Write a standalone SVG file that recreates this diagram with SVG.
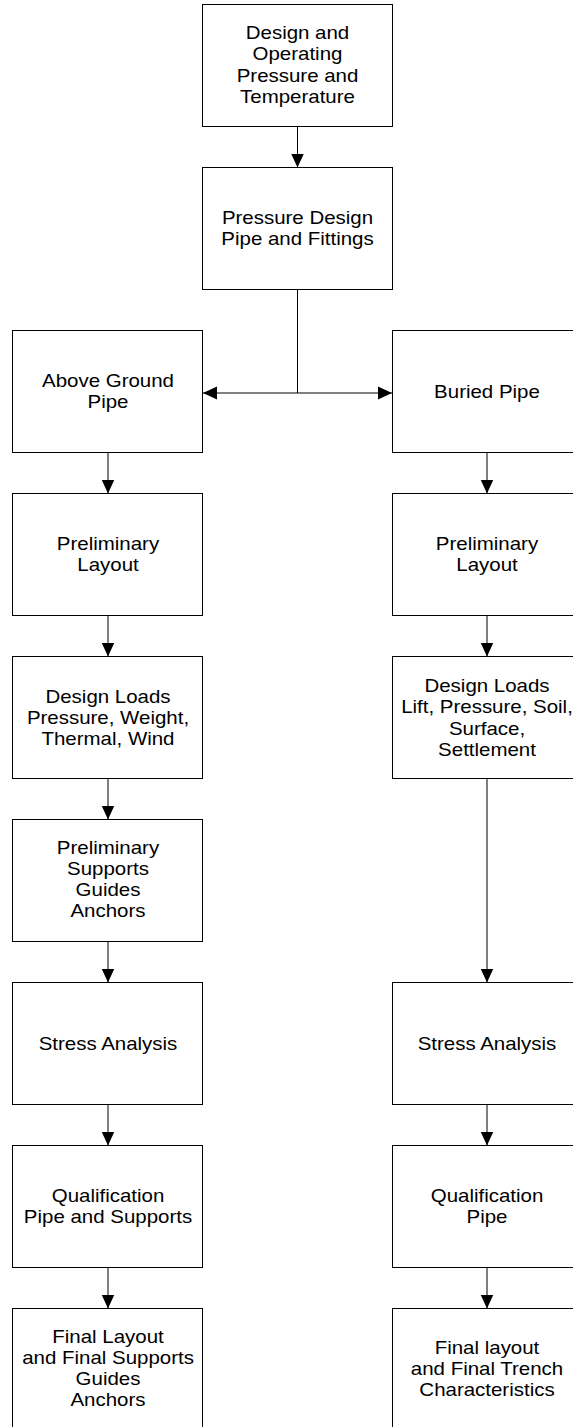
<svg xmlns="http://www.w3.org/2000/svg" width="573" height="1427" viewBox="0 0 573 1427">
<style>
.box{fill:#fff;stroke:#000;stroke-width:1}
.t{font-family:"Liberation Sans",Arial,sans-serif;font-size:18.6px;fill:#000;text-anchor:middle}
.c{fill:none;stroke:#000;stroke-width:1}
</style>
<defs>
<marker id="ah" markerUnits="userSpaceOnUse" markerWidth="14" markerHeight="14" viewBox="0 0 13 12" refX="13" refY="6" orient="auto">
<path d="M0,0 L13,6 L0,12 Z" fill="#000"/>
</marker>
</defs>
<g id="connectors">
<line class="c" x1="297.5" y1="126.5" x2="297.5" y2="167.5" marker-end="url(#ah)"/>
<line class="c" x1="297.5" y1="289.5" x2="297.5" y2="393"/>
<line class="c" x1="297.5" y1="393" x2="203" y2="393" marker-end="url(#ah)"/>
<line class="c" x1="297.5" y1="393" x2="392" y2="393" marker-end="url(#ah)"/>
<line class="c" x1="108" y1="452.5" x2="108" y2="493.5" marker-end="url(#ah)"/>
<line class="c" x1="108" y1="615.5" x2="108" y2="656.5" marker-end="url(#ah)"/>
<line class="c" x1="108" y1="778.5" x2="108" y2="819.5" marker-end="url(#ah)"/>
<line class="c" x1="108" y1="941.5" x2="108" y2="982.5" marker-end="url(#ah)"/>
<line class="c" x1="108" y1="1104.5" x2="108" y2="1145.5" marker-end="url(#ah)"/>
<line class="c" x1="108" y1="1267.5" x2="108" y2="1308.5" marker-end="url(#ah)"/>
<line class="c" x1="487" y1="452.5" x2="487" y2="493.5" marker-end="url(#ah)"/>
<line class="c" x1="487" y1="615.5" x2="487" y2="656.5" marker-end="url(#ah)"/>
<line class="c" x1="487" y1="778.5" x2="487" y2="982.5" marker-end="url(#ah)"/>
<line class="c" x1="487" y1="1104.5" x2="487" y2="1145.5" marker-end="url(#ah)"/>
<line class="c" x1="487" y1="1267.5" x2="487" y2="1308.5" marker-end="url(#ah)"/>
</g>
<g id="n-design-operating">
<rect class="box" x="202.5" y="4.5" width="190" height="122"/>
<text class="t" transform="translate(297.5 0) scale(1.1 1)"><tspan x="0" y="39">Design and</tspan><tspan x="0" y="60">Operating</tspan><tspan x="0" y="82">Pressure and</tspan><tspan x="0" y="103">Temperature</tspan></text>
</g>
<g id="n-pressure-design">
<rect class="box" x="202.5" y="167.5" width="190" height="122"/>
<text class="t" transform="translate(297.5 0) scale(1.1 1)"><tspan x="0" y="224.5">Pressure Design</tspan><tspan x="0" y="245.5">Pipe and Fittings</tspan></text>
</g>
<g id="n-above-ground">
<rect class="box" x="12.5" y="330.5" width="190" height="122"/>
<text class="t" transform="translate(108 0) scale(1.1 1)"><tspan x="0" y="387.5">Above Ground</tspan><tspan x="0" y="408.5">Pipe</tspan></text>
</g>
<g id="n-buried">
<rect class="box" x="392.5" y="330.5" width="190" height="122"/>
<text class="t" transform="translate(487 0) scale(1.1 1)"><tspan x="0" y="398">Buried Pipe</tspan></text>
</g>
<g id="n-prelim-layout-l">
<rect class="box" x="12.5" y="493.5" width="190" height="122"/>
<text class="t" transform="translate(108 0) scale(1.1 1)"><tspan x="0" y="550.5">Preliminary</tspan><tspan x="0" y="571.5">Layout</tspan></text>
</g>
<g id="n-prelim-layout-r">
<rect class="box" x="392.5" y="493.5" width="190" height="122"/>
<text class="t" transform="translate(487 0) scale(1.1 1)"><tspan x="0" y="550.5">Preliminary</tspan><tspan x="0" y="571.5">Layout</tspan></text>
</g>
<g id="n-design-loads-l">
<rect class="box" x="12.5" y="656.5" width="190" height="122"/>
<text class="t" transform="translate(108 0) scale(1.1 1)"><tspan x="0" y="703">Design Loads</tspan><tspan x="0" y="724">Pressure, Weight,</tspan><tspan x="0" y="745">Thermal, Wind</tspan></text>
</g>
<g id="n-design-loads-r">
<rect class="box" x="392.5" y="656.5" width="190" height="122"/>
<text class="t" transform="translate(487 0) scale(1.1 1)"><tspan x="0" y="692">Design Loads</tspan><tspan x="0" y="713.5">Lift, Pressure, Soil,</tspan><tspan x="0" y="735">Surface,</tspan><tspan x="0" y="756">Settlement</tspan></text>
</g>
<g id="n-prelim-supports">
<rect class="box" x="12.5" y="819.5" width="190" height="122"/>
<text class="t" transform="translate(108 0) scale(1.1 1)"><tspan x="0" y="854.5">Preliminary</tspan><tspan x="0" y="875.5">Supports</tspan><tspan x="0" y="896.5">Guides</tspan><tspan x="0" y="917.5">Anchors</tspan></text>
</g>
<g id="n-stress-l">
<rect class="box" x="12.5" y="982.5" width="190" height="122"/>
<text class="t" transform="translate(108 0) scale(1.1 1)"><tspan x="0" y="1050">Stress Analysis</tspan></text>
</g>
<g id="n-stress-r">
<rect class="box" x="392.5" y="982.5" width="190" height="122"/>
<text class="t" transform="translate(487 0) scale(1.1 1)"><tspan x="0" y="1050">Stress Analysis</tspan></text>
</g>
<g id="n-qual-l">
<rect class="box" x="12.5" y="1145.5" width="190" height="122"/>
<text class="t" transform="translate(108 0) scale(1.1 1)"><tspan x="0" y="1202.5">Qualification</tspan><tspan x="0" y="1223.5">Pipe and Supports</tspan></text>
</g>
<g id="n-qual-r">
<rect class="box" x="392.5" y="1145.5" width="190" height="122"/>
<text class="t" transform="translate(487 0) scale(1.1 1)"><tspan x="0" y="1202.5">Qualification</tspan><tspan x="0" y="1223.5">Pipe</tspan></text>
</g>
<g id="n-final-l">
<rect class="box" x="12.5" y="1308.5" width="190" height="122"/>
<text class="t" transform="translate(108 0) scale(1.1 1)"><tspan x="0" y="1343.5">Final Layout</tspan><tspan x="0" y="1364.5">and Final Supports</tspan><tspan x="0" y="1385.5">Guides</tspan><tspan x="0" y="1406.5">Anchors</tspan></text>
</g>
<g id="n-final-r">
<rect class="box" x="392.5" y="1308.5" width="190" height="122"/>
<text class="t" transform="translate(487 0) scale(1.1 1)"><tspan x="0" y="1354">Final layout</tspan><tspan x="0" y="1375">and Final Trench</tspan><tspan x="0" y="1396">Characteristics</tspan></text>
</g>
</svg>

» **TASK TO COMPLETE**: In your copy of the listing above, reproduce each line exactly and omit all pictures.

» **ANSWER FOR THIS EXERCISE**:
Write a standalone SVG file that recreates this diagram with SVG.
<svg xmlns="http://www.w3.org/2000/svg" width="573" height="1427" viewBox="0 0 573 1427">
<style>
.box{fill:#fff;stroke:#000;stroke-width:1}
.t{font-family:"Liberation Sans",Arial,sans-serif;font-size:18.6px;fill:#000;text-anchor:middle}
.c{fill:none;stroke:#000;stroke-width:1}
</style>
<defs>
<marker id="ah" markerUnits="userSpaceOnUse" markerWidth="14" markerHeight="14" viewBox="0 0 13 12" refX="13" refY="6" orient="auto">
<path d="M0,0 L13,6 L0,12 Z" fill="#000"/>
</marker>
</defs>
<g id="connectors">
<line class="c" x1="297.5" y1="126.5" x2="297.5" y2="167.5" marker-end="url(#ah)"/>
<line class="c" x1="297.5" y1="289.5" x2="297.5" y2="393"/>
<line class="c" x1="297.5" y1="393" x2="203" y2="393" marker-end="url(#ah)"/>
<line class="c" x1="297.5" y1="393" x2="392" y2="393" marker-end="url(#ah)"/>
<line class="c" x1="108" y1="452.5" x2="108" y2="493.5" marker-end="url(#ah)"/>
<line class="c" x1="108" y1="615.5" x2="108" y2="656.5" marker-end="url(#ah)"/>
<line class="c" x1="108" y1="778.5" x2="108" y2="819.5" marker-end="url(#ah)"/>
<line class="c" x1="108" y1="941.5" x2="108" y2="982.5" marker-end="url(#ah)"/>
<line class="c" x1="108" y1="1104.5" x2="108" y2="1145.5" marker-end="url(#ah)"/>
<line class="c" x1="108" y1="1267.5" x2="108" y2="1308.5" marker-end="url(#ah)"/>
<line class="c" x1="487" y1="452.5" x2="487" y2="493.5" marker-end="url(#ah)"/>
<line class="c" x1="487" y1="615.5" x2="487" y2="656.5" marker-end="url(#ah)"/>
<line class="c" x1="487" y1="778.5" x2="487" y2="982.5" marker-end="url(#ah)"/>
<line class="c" x1="487" y1="1104.5" x2="487" y2="1145.5" marker-end="url(#ah)"/>
<line class="c" x1="487" y1="1267.5" x2="487" y2="1308.5" marker-end="url(#ah)"/>
</g>
<g id="n-design-operating">
<rect class="box" x="202.5" y="4.5" width="190" height="122"/>
<text class="t" transform="translate(297.5 0) scale(1.1 1)"><tspan x="0" y="39">Design and</tspan><tspan x="0" y="60">Operating</tspan><tspan x="0" y="82">Pressure and</tspan><tspan x="0" y="103">Temperature</tspan></text>
</g>
<g id="n-pressure-design">
<rect class="box" x="202.5" y="167.5" width="190" height="122"/>
<text class="t" transform="translate(297.5 0) scale(1.1 1)"><tspan x="0" y="224.5">Pressure Design</tspan><tspan x="0" y="245.5">Pipe and Fittings</tspan></text>
</g>
<g id="n-above-ground">
<rect class="box" x="12.5" y="330.5" width="190" height="122"/>
<text class="t" transform="translate(108 0) scale(1.1 1)"><tspan x="0" y="387.5">Above Ground</tspan><tspan x="0" y="408.5">Pipe</tspan></text>
</g>
<g id="n-buried">
<rect class="box" x="392.5" y="330.5" width="190" height="122"/>
<text class="t" transform="translate(487 0) scale(1.1 1)"><tspan x="0" y="398">Buried Pipe</tspan></text>
</g>
<g id="n-prelim-layout-l">
<rect class="box" x="12.5" y="493.5" width="190" height="122"/>
<text class="t" transform="translate(108 0) scale(1.1 1)"><tspan x="0" y="550.5">Preliminary</tspan><tspan x="0" y="571.5">Layout</tspan></text>
</g>
<g id="n-prelim-layout-r">
<rect class="box" x="392.5" y="493.5" width="190" height="122"/>
<text class="t" transform="translate(487 0) scale(1.1 1)"><tspan x="0" y="550.5">Preliminary</tspan><tspan x="0" y="571.5">Layout</tspan></text>
</g>
<g id="n-design-loads-l">
<rect class="box" x="12.5" y="656.5" width="190" height="122"/>
<text class="t" transform="translate(108 0) scale(1.1 1)"><tspan x="0" y="703">Design Loads</tspan><tspan x="0" y="724">Pressure, Weight,</tspan><tspan x="0" y="745">Thermal, Wind</tspan></text>
</g>
<g id="n-design-loads-r">
<rect class="box" x="392.5" y="656.5" width="190" height="122"/>
<text class="t" transform="translate(487 0) scale(1.1 1)"><tspan x="0" y="692">Design Loads</tspan><tspan x="0" y="713.5">Lift, Pressure, Soil,</tspan><tspan x="0" y="735">Surface,</tspan><tspan x="0" y="756">Settlement</tspan></text>
</g>
<g id="n-prelim-supports">
<rect class="box" x="12.5" y="819.5" width="190" height="122"/>
<text class="t" transform="translate(108 0) scale(1.1 1)"><tspan x="0" y="854.5">Preliminary</tspan><tspan x="0" y="875.5">Supports</tspan><tspan x="0" y="896.5">Guides</tspan><tspan x="0" y="917.5">Anchors</tspan></text>
</g>
<g id="n-stress-l">
<rect class="box" x="12.5" y="982.5" width="190" height="122"/>
<text class="t" transform="translate(108 0) scale(1.1 1)"><tspan x="0" y="1050">Stress Analysis</tspan></text>
</g>
<g id="n-stress-r">
<rect class="box" x="392.5" y="982.5" width="190" height="122"/>
<text class="t" transform="translate(487 0) scale(1.1 1)"><tspan x="0" y="1050">Stress Analysis</tspan></text>
</g>
<g id="n-qual-l">
<rect class="box" x="12.5" y="1145.5" width="190" height="122"/>
<text class="t" transform="translate(108 0) scale(1.1 1)"><tspan x="0" y="1202.5">Qualification</tspan><tspan x="0" y="1223.5">Pipe and Supports</tspan></text>
</g>
<g id="n-qual-r">
<rect class="box" x="392.5" y="1145.5" width="190" height="122"/>
<text class="t" transform="translate(487 0) scale(1.1 1)"><tspan x="0" y="1202.5">Qualification</tspan><tspan x="0" y="1223.5">Pipe</tspan></text>
</g>
<g id="n-final-l">
<rect class="box" x="12.5" y="1308.5" width="190" height="122"/>
<text class="t" transform="translate(108 0) scale(1.1 1)"><tspan x="0" y="1343.5">Final Layout</tspan><tspan x="0" y="1364.5">and Final Supports</tspan><tspan x="0" y="1385.5">Guides</tspan><tspan x="0" y="1406.5">Anchors</tspan></text>
</g>
<g id="n-final-r">
<rect class="box" x="392.5" y="1308.5" width="190" height="122"/>
<text class="t" transform="translate(487 0) scale(1.1 1)"><tspan x="0" y="1354">Final layout</tspan><tspan x="0" y="1375">and Final Trench</tspan><tspan x="0" y="1396">Characteristics</tspan></text>
</g>
</svg>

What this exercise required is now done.